» **Given task**: Everything from the first line of the data through the line with "line width=1.4pt, minimum" is to be echoed exactly, minus the pictures.

» **Material provided**:
::::::::::
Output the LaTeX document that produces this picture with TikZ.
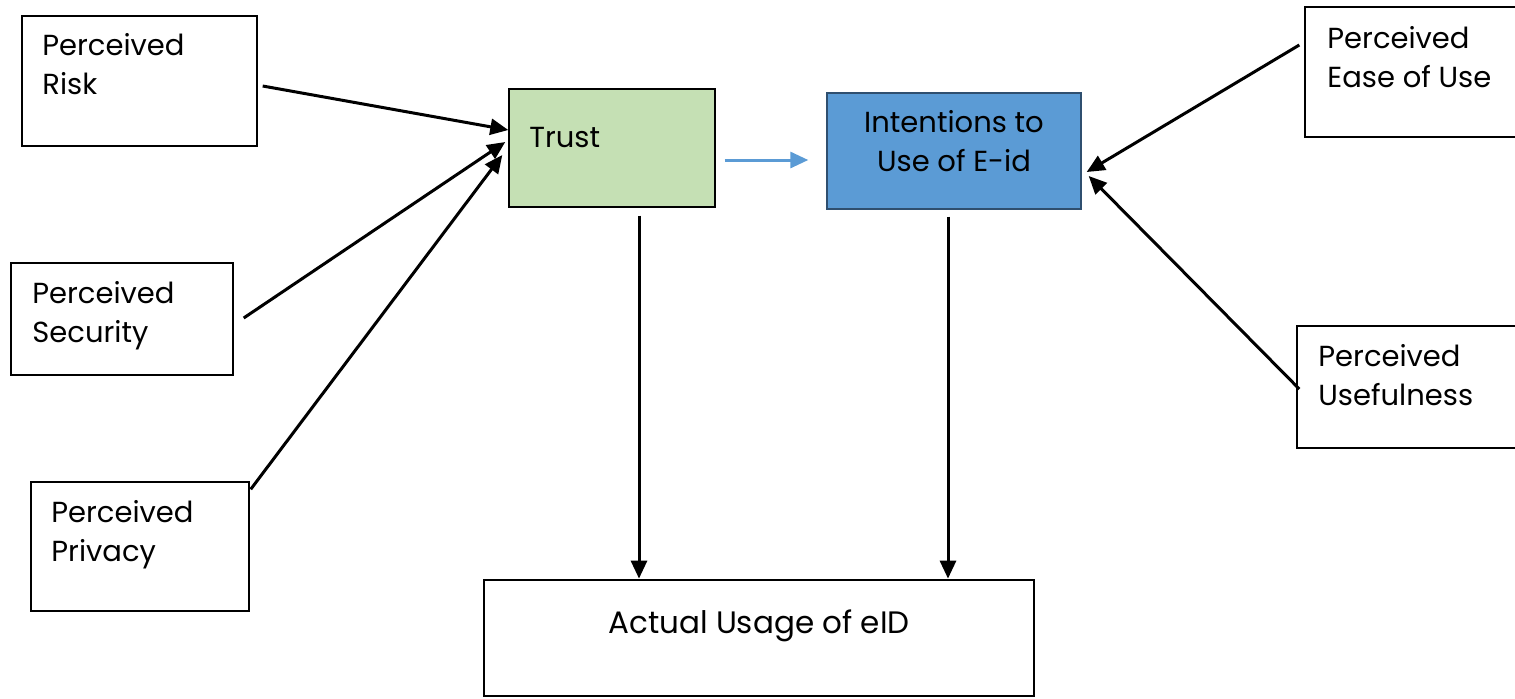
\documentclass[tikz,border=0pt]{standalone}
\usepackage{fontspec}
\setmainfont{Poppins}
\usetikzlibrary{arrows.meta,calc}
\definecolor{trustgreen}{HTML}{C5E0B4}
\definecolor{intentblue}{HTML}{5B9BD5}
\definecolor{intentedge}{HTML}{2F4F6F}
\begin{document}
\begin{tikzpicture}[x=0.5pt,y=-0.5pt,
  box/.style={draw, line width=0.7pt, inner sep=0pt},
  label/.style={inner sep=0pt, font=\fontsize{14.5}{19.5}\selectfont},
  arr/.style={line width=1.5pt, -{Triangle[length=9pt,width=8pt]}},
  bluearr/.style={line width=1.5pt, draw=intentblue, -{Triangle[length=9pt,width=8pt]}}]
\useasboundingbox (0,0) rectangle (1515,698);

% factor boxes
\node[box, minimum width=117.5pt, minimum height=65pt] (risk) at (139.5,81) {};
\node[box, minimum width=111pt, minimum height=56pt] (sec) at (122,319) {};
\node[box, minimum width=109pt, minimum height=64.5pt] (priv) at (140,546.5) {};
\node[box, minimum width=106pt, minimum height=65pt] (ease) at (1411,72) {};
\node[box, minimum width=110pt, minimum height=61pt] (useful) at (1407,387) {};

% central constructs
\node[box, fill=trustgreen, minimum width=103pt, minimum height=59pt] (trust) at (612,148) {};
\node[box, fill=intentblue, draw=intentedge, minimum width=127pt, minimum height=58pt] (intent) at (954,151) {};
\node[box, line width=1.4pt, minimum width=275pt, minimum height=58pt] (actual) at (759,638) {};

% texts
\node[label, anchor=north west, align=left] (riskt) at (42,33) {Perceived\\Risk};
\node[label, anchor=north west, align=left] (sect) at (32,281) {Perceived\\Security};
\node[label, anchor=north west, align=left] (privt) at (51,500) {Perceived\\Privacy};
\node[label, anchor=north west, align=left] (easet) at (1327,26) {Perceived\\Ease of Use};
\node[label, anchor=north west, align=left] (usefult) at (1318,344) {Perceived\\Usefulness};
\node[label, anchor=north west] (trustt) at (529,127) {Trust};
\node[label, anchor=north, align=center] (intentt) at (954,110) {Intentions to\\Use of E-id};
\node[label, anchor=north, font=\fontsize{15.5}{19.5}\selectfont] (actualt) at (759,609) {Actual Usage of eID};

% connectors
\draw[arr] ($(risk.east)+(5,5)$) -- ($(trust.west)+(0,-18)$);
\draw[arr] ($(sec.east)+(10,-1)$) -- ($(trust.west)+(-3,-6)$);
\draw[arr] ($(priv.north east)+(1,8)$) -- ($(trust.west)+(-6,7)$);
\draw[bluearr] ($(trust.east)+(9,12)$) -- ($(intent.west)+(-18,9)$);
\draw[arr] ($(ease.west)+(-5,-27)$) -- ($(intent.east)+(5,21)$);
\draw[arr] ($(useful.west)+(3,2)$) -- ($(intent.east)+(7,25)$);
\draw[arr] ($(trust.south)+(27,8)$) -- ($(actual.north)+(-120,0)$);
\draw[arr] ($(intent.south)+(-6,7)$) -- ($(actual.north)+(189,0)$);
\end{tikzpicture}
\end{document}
::::::::::
» **Final result**:
Output the LaTeX document that produces this picture with TikZ.
\documentclass[tikz,border=0pt]{standalone}
\usepackage{fontspec}
\setmainfont{Poppins}
\usetikzlibrary{arrows.meta,calc}
\definecolor{trustgreen}{HTML}{C5E0B4}
\definecolor{intentblue}{HTML}{5B9BD5}
\definecolor{intentedge}{HTML}{2F4F6F}
\begin{document}
\begin{tikzpicture}[x=0.5pt,y=-0.5pt,
  box/.style={draw, line width=0.7pt, inner sep=0pt},
  label/.style={inner sep=0pt, font=\fontsize{14.5}{19.5}\selectfont},
  arr/.style={line width=1.5pt, -{Triangle[length=9pt,width=8pt]}},
  bluearr/.style={line width=1.5pt, draw=intentblue, -{Triangle[length=9pt,width=8pt]}}]
\useasboundingbox (0,0) rectangle (1515,698);

% factor boxes
\node[box, minimum width=117.5pt, minimum height=65pt] (risk) at (139.5,81) {};
\node[box, minimum width=111pt, minimum height=56pt] (sec) at (122,319) {};
\node[box, minimum width=109pt, minimum height=64.5pt] (priv) at (140,546.5) {};
\node[box, minimum width=106pt, minimum height=65pt] (ease) at (1411,72) {};
\node[box, minimum width=110pt, minimum height=61pt] (useful) at (1407,387) {};

% central constructs
\node[box, fill=trustgreen, minimum width=103pt, minimum height=59pt] (trust) at (612,148) {};
\node[box, fill=intentblue, draw=intentedge, minimum width=127pt, minimum height=58pt] (intent) at (954,151) {};
\node[box, line width=1.4pt, minimum width=275pt, minimum height=58pt] (actual) at (759,638) {};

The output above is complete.